忽然增添了不少对于人生的感想、感慨和感悟,想到自己读的是文科,应该动笔写点什么。写小说太累,散文也有点耗时,不如还是继续写旧体诗词吧!这是个“短平快”的项目。一个偶然的机会,报名参加了《诗刊》社办的诗词研讨班,指导老师是杨金亭先生。他说我诗词格律已经过关,但是写作水平三十年原地踏步。于是我下决心好好学,一学就是四年,杨老师说我终于突破了一次自己。打从这个时候开始,中华诗词几乎成了我的事业、信仰和宗教。我甚至回绝了领导的提拔,离开单位去从事上海诗词学会的毫无物质报酬的秘书长工作和编辑《上海诗词》的工作,一干就将近十年。
写诗似乎很苦,但是因为喜欢,就不以为苦,反以为乐。当时的学诗之痴和写诗之乐,有两首诗为证。一首是《学诗戏作》:
此身无计躲诗魔,似傻如狂可奈何?
梦捉遐思醒捉笔,笑生热泪哭生歌。
缚蚕茧内终飞蝶,埋藕泥中却露荷。
莫道豪情随日减,万山红树入秋多。
另一首是《写诗戏作》:
嚼墨捻须自着迷,闲身已惯闭门栖。
童心洒脱饶遐想,老脸轻松少皱皮。
岁月如倾多米诺,人生似逛迪斯尼。
神游万里凭诗兴,不必掏钱上客机。
我读书也算是下了一些功夫。《唐诗汇评》《瀛奎律髓汇评》《随园诗话》和很多的诗集、诗话都一直是我案头枕边常备的读物。家住十八楼通读了几遍陆游的《剑南诗稿》,于是书斋就取名为“阅剑楼”。“书正满床争我宠”,拙诗描述的正是这一景象。

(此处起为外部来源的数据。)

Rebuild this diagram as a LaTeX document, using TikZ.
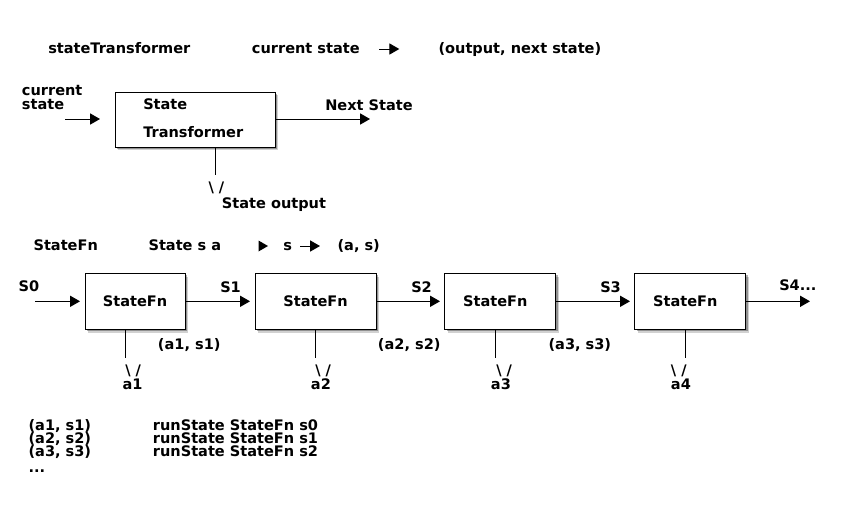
\documentclass[tikz,border=0pt]{standalone}
\usepackage{fontspec}
\setmainfont{DejaVu Sans}
\usetikzlibrary{arrows.meta,shadows}
\begin{document}
\begin{tikzpicture}[x=0.75pt,y=-0.75pt,
  txt/.style={anchor=base west,inner sep=0pt,font=\fontsize{10.9pt}{13pt}\selectfont\bfseries},
  boxshape/.style={draw,line width=0.75pt,fill=white,inner sep=0pt,
    font=\fontsize{10.9pt}{13pt}\selectfont\bfseries,
    drop shadow={shadow xshift=2.6pt,shadow yshift=-2.6pt,fill=black,opacity=0.18},
    drop shadow={shadow xshift=1.6pt,shadow yshift=-1.6pt,fill=black,opacity=0.3}},
  conn/.style={line width=0.75pt,-{Triangle[length=7.5pt,width=8.4pt]}},
  plainline/.style={line width=0.75pt}]
\useasboundingbox (0,0) rectangle (850,504);
\fill[white] (0,0) rectangle (850,504);

% ---- top line
\node[txt] (t1) at (48,53.3) {stateTransformer};
\node[txt] (t2) at (251.7,53.3) {current state};
\coordinate (ta1) at (379.3,49);
\coordinate (ta2) at (399.3,49);
\draw[conn] (ta1) -- (ta2);
\node[txt] (t3) at (438.3,53.3) {(output, next state)};

% ---- state transformer box
\node[txt] (cs1) at (21.7,95) {current};
\node[txt] (cs2) at (21.7,109) {state};
\node[boxshape,minimum width=120pt,minimum height=41.25pt] (tr) at (195,119.5) {};
\node[txt] (tr1) at (143,109) {State};
\node[txt] (tr2) at (143,137) {Transformer};
\coordinate (in1) at (65,119);
\coordinate (in2) at (100,119);
\draw[conn] (in1) -- (in2);
\coordinate (nsend) at (370,119);
\draw[conn] (tr.east |- nsend) -- (nsend);
\node[txt] (ns) at (325,110) {Next State};
\coordinate (so1) at (215.5,147);
\coordinate (so2) at (215.5,175);
\draw[plainline] (so1) -- (so2);
\node[txt] (sov) at (208.3,192) {\textbackslash\ /};
\node[txt] (sot) at (221.7,208.3) {State output};

% ---- StateFn type line
\node[txt] (f1) at (33.3,250) {StateFn};
\node[txt] (f2) at (148.3,250) {State s a};
\fill (258.5,240.5) -- (268,246) -- (258.5,251.5) -- cycle;
\node[txt] (f3) at (283,250) {s};
\coordinate (fa1) at (300,246);
\coordinate (fa2) at (320,246);
\draw[conn] (fa1) -- (fa2);
\node[txt] (f4) at (337.3,250) {(a, s)};

% ---- chain of StateFn boxes
\node[boxshape,minimum width=75pt,minimum height=42pt] (b1) at (135,301.3) {StateFn};
\node[boxshape,minimum width=90.75pt,minimum height=42pt] (b2) at (315.5,301.3) {StateFn};
\node[boxshape,minimum width=83pt,minimum height=42pt] (b3) at (500.3,301.3) {StateFn\hspace*{7.5pt}};
\node[boxshape,minimum width=83pt,minimum height=42pt] (b4) at (690.3,301.3) {StateFn\hspace*{7.5pt}};

\coordinate (s0a) at (35,301.3);
\coordinate (s0b) at (80,301.3);
\coordinate (s1b) at (250,301.3);
\coordinate (s2b) at (440,301.3);
\coordinate (s3b) at (630,301.3);
\coordinate (s4b) at (810,301.3);
\draw[conn] (s0a) -- (s0b);
\draw[conn] (b1.east) -- (s1b);
\draw[conn] (b2.east) -- (s2b);
\draw[conn] (b3.east) -- (s3b);
\draw[conn] (b4.east) -- (s4b);

\node[txt] (l0) at (18.3,291.7) {S0};
\node[txt] (l1) at (220,292) {S1};
\node[txt] (l2) at (411,292) {S2};
\node[txt] (l3) at (600,292) {S3};
\node[txt] (l4) at (779,290) {S4...};

\coordinate (d1) at (125,357.7);
\coordinate (d2) at (315.3,357.7);
\coordinate (d3) at (495.7,357.7);
\coordinate (d4) at (685.7,357.7);
\draw[plainline] (b1.south -| d1) -- (d1);
\draw[plainline] (b2.south -| d2) -- (d2);
\draw[plainline] (b3.south -| d3) -- (d3);
\draw[plainline] (b4.south -| d4) -- (d4);

\node[txt] (p1) at (157.7,349.3) {(a1, s1)};
\node[txt] (p2) at (377.7,349.3) {(a2, s2)};
\node[txt] (p3) at (548.3,349.3) {(a3, s3)};

\node[txt] (v1) at (125,375) {\textbackslash\ /};
\node[txt] (v2) at (315,375) {\textbackslash\ /};
\node[txt] (v3) at (496,375) {\textbackslash\ /};
\node[txt] (v4) at (670.7,375) {\textbackslash\ /};
\node[txt] (a1) at (122.3,389.3) {a1};
\node[txt] (a2) at (310.7,389.3) {a2};
\node[txt] (a3) at (490.7,389.3) {a3};
\node[txt] (a4) at (670.7,389.3) {a4};

% ---- bottom listing
\node[txt] (r1) at (28.3,430) {(a1, s1)};
\node[txt] (r2) at (28.3,443.3) {(a2, s2)};
\node[txt] (r3) at (28.3,456.7) {(a3, s3)};
\node[txt] (r4) at (28.3,472) {...};
\node[txt] (q1) at (152.7,430) {runState StateFn s0};
\node[txt] (q2) at (152.7,443.3) {runState StateFn s1};
\node[txt] (q3) at (152.7,456.7) {runState StateFn s2};
\end{tikzpicture}
\end{document}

在酷暑天读书时大汗淋漓,不小心汗水滴湿了桌上的古书,忽然灵感一动,得了一句“汗向五千年洒去”,于是有了《酷暑夜读书》一诗:
天张炽热网恢恢,我坐危楼卷帙开。
汗向五千年洒去,风从九万里吹来。
哲人思辩飞成瀑,骚客心声响作雷。
谁及书生一瓢饮,纳凉随处是瑶台。
全诗开头写天很“热”,最后写人觉得“凉”,其中有一条线索贯穿:“汗”——“风”——“瀑”——“雷”——“一瓢饮”——“瑶台”。古人说:诗需要“拆开细讲,方见句法、字法,以及起伏照应诸法。”写诗有点像是编一套组合拳,是一个完整的有机体,事先要有所考虑和计划,不能写成一盘散沙。